Friday 24 January 2014

Northern Sky Watch......Push the Sky Away --- Nick Cave & The Bad Seeds



This powerful, yet delicate collection of songs, tinged with darkness but bathed in an odd white light have been sitting uneasily with me for the past week or so. That doesn't mean they are not enjoyable and is no reflection on the merit of this outstanding album, but it is an uncomfortable record and not a world I feel inclined to linger in for too long. The sound is sparse but with a rich and evocative vocal like Cave's you don't need a great deal of furniture. And in fact, Push the Sky Away in its entirety has the feel of unfurnished rooms, white walls, blank canvases, along with the occasional ambiguous shape shrouded in white sheets. That's part of the discomfort, you're aware something is lurking but it's a largely unseen danger, a shadowy presence that follows and watches - though occasionally unleashes a torrent of holy and unholy imagery that pulls you to both open and avert your eyes. I think, in the end, my impulse is to look, to see, to be aware.
This album is very much about seeing, not necessarily judging or touching - but acknowledging what is there, or was there, even: "They've dismantled the funfair/and shut down the rides/and hung the mermaids from streetlights by their hair". These lines speak of the destruction of our landscapes as much as the killjoy antics of governments, as well as the oppression and sexual objectification of women, pulling them from the freedom and sanctuary of the sea and using them as senseless artefacts.You don't need to know Nick Cave resides in Brighton to detect the sea-side town backdrop to much of this record. You can smell the spray beating against promenade, hear the beat of the tide, the endless ebb and flow in the hypnotic, relentless riffs on songs such as Jubilee Street and Higgs Boson Blues.
These two songs are the masterpieces on the album for me, though each track is a tidy piece of intrigue, and there is much quivering beauty lapping against the shores in both Warren Ellis's sensitively attuned multi-instrumentalism and Cave's mythical lyrics and intimate delivery on the album as a whole.
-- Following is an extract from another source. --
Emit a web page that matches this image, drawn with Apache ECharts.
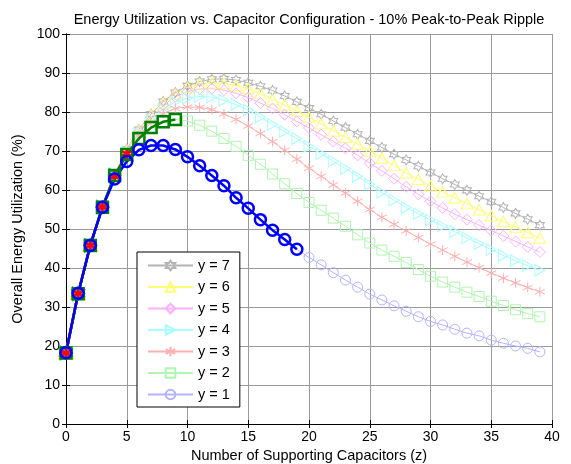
<!DOCTYPE html>
<html><head><meta charset="utf-8">
<script src="https://cdn.jsdelivr.net/npm/echarts@6/dist/echarts.min.js"></script>
<style>html,body{margin:0;padding:0;background:#fff}#c{width:571px;height:464px}</style>
</head><body><div id="c"></div>
<script>
const zValues = [0,1,2,3,4,5,6,7,8,9,10,11,12,13,14,15,16,17,18,19,20,21,22,23,24,25,26,27,28,29,30,31,32,33,34,35,36,37,38,39];
const util7 = [18.3,33.5,45.8,55.6,64.0,70.5,75.5,79.5,82.7,85.0,86.7,87.8,88.4,88.5,88.2,87.5,86.6,85.5,84.1,82.6,81.0,79.4,77.7,76.0,74.3,72.6,70.9,69.2,67.7,66.1,64.5,62.9,61.4,59.9,58.4,57.0,55.5,54.0,52.5,51.0];
const util6 = [18.2,33.4,45.8,55.6,64.0,70.3,75.2,79.2,82.3,84.6,86.3,87.2,87.5,87.3,86.8,86.0,84.7,83.2,81.8,80.3,78.7,77.0,75.2,73.5,71.8,70.0,68.2,66.3,64.4,62.7,61.1,59.5,58.0,56.5,54.9,53.4,51.9,50.5,49.1,47.7];
const util5 = [18.2,33.4,45.8,55.6,63.9,70.0,74.8,78.7,81.7,83.9,85.3,85.9,86.0,85.6,84.8,83.7,82.3,80.9,79.3,77.6,75.9,74.2,72.4,70.7,68.9,66.9,64.9,62.9,60.8,58.9,57.1,55.4,53.8,52.4,51.0,49.6,48.2,46.8,45.4,44.1];
const util4 = [18.2,33.4,45.8,55.6,63.8,69.8,74.4,78.1,80.8,82.6,83.6,84.0,83.8,83.0,81.9,80.5,78.7,76.8,75.0,73.2,71.2,69.3,67.4,65.5,63.5,61.5,59.4,57.4,55.5,53.9,52.3,50.8,49.3,47.7,46.2,44.7,43.2,41.9,40.6,39.4];
const util3 = [18.2,33.5,45.8,55.7,63.5,69.3,73.9,77.3,79.6,80.9,81.3,81.2,80.6,79.5,78.1,76.4,74.5,72.4,70.2,67.9,65.6,63.5,61.3,59.2,57.1,55.0,53.0,51.2,49.5,47.8,46.1,44.6,43.0,41.5,40.1,38.7,37.4,36.2,35.0,33.9];
const util2 = [18.2,33.4,45.8,55.6,63.7,69.1,73.2,76.0,77.5,78.1,77.7,76.6,75.1,73.2,71.2,68.9,66.6,64.1,61.6,59.1,56.8,54.8,52.8,50.7,48.5,46.4,44.6,43.0,41.4,39.6,37.9,36.4,35.1,33.8,32.7,31.5,30.4,29.3,28.3,27.5];
const util1 = [18.3,33.5,45.8,55.6,62.8,67.3,70.3,71.4,71.4,70.4,68.5,66.2,63.7,61.1,58.0,55.3,52.4,49.7,47.3,44.8,42.7,40.8,38.8,36.9,35.1,33.3,31.8,30.3,28.9,27.5,26.3,25.4,24.3,23.3,22.6,21.5,20.7,20.0,19.4,18.5];
const seriesNames = ['y = 7','y = 6','y = 5','y = 4','y = 3','y = 2','y = 1'];
const seriesValues = [util7, util6, util5, util4, util3, util2, util1];
const boldCounts = [2,3,4,5,6,10,20];
const xTicks = [0,5,10,15,20,25,30,35,40];
const yTicks = [0,10,20,30,40,50,60,70,80,90,100];

const fadedColors = ['#b4b4b4','#ffff70','#ffb0ff','#a8ffff','#ffb0b0','#b0f5b0','#b4b4ff'];
const boldColors = ['#808080','#d8d800','#ff00ff','#00c8c8','#ff0000','#008000','#0000ff'];
const hexagram = 'path://M0,-100 L28.9,-50 L86.6,-50 L57.7,0 L86.6,50 L28.9,50 L0,100 L-28.9,50 L-86.6,50 L-57.7,0 L-86.6,-50 L-28.9,-50 Z';
const asterisk = 'path://M0,-100 L0,100 M-86.6,-50 L86.6,50 M-86.6,50 L86.6,-50';
const triUp = 'path://M50,0 L100,86.6 L0,86.6 Z';
const diamond = 'path://M50,0 L100,50 L50,100 L0,50 Z';
const triRight = 'path://M0,0 L86.6,50 L0,100 Z';
const square = 'path://M0,0 L100,0 L100,100 L0,100 Z';
const symbols = [hexagram, triUp, diamond, triRight, asterisk, square, 'circle'];
const sizes = [[9,10],[12,10.4],[11,11],[10,11.5],[10,10],[10,10],[10,10]];
const boldSizes = [[11,11],[12,10.4],[11,11],[10,11.5],[11,11],[11,11],[11,11]];

const FONT = 'Liberation Sans, Arial, sans-serif';
const series = [];
seriesValues.forEach((vals, i) => {
  series.push({
    name: seriesNames[i], type: 'line',
    data: zValues.map((z, k) => [z, vals[k]]),
    symbol: symbols[i], symbolSize: sizes[i], showSymbol: true,
    lineStyle: {color: fadedColors[i], width: 1},
    itemStyle: {color: 'rgba(255,255,255,0)', borderColor: fadedColors[i], borderWidth: 1},
    emphasis: {disabled: true}, z: 2
  });
});
seriesValues.forEach((vals, i) => {
  series.push({
    name: 'bold ' + seriesNames[i], type: 'line',
    data: zValues.slice(0, boldCounts[i]).map((z, k) => [z, vals[k]]),
    symbol: symbols[i], symbolSize: boldSizes[i], showSymbol: true,
    lineStyle: {color: boldColors[i], width: 2.5},
    itemStyle: {color: 'rgba(255,255,255,0)', borderColor: boldColors[i], borderWidth: 2.5},
    emphasis: {disabled: true}, z: 3
  });
});

const chart = echarts.init(document.getElementById('c'), null, {renderer: 'canvas'});
const axisCommon = {
  axisLine: {show: true, lineStyle: {color: '#000', width: 1}},
  axisTick: {show: true, inside: true, length: 4, lineStyle: {color: '#000'}},
};
chart.setOption({
  animation: false,
  backgroundColor: '#fff',
  title: {text: 'Energy Utilization vs. Capacitor Configuration - 10% Peak-to-Peak Ripple',
    left: 304, textAlign: 'center', top: 7,
    textStyle: {fontFamily: FONT, fontSize: 14.5, fontWeight: 'normal', color: '#000'}},
  grid: {left: 66, right: 19, top: 34, bottom: 40, outerBoundsMode: 'none', containLabel: false},
  legend: {
    data: seriesNames, orient: 'vertical', left: 137, top: 252,
    itemWidth: 45, itemHeight: 12, itemGap: 4.5,
    padding: [5, 10, 4, 10],
    backgroundColor: '#fff', borderColor: '#000', borderWidth: 1,
    textStyle: {fontFamily: FONT, fontSize: 14.5, color: '#000', lineHeight: 17},
    selectedMode: false
  },
  xAxis: [
    Object.assign({type: 'value', min: xTicks[0], max: xTicks[xTicks.length-1], interval: xTicks[1]-xTicks[0],
      name: 'Number of Supporting Capacitors (z)', nameLocation: 'middle', nameGap: 24,
      nameTextStyle: {fontFamily: FONT, fontSize: 14.5, color: '#000'},
      axisLabel: {fontFamily: FONT, fontSize: 14, color: '#000', margin: 6},
      splitLine: {show: true, lineStyle: {color: '#9a9a9a', width: 1}}}, axisCommon),
    Object.assign({type: 'value', position: 'top', min: 0, max: 40, interval: 5,
      axisLabel: {show: false}, splitLine: {show: false}}, axisCommon)
  ],
  yAxis: [
    Object.assign({type: 'value', min: yTicks[0], max: yTicks[yTicks.length-1], interval: yTicks[1]-yTicks[0],
      name: 'Overall Energy Utilization (%)', nameLocation: 'middle', nameGap: 33,
      nameTextStyle: {fontFamily: FONT, fontSize: 14.5, color: '#000'},
      axisLabel: {fontFamily: FONT, fontSize: 14, color: '#000', margin: 6},
      splitLine: {show: true, lineStyle: {color: '#9a9a9a', width: 1}}}, axisCommon),
    Object.assign({type: 'value', position: 'right', min: 0, max: 100, interval: 10,
      axisLabel: {show: false}, splitLine: {show: false}}, axisCommon)
  ],
  series: series
});
</script></body></html>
In an age of dumbed-down soundbites, it's gratifying to hear such poetry on a record in 2013.


Jubilee Street' may or may not refer to a street of this name in Brighton. There are Jubilee Streets all over the country so choosing a name like this is immediately both universal and localized as well as possibly being a nod to the Queen and Country to "practice what they preach". The Brighton street of this name now houses the new modernized library and some fancy coffee shops and restaurants. The place Cave is singing about delves into what lies beneath apparent respectability. The song depicts prostitution and obsession, hypocrisy and guilt. Ultimately it appears to lead to either transcendence, or some kind of out of the body experience - or possibly death "’I'm transforming, I’m vibrating, I’m glowing/I’m flying, look at me/I’m flying, look at me now" I'm not sure that this song really ends – rather - it just seems to lose consciousness and hang overhead… Only to return to haunt itself a few tracks along with Finishing Jubilee Street. Here, the narrator seems to be Cave (because he says in the first line that he's just finished writing Jubilee Street) so it appears to be him rather than the character in the original song, though boundaries are blurred right through the record, in time zones, in people, in where the sky ends. This narrator falls asleep and awakes from a peculiarly vivid dream of a girl called Mary Stanford.

I get the impression this has some bearing on a historical reality - a real person but from a bygone age who has visited him in a dream. There seems to be a jumbled story that can't fully be grasped as is often the nature with dreams but the message seems to be that the sky will devour "my children" so we need to "push the sky away". Whether this is metaphor or a fable or a dream is not clear but it sheds some light on the album's title, the opening track about the trees with pleading hands trying to hold off the invasion of the sky, and the strange underlying current the songs all seem to possess, a disconcerting kind of lullaby quality that rocks you to sleep but not necessarily to sweet dreams.



Photo: Syd Sheldon



The epic Higson Blues is the penultimate track. "I can't remember anything at all" Cave commences before embarking on a strange journey involving the devil, Robert Johnson, Miley Cyrus, Hannah Montana and presumably the enigmatic Higgs Boson particle which may or may not exist and does it matter anyway? Cave's voice is literally dripping with jaded summer exhaustion, he groans his way through the dust and confusion and the song ends where it started with his inability to remember anything at all. This is where it feels very inviting to slip into amnesia but I don't think this album will let you do that. You may fall asleep but you will wake up with another puzzle. And so it goes on.

Even when your stereo is silent, this album will find a way to inhabit your head. Nick Cave and the Bad Seeds are back and though the sky feels ominous, it's too compelling not to watch this extraordinary album unfurl.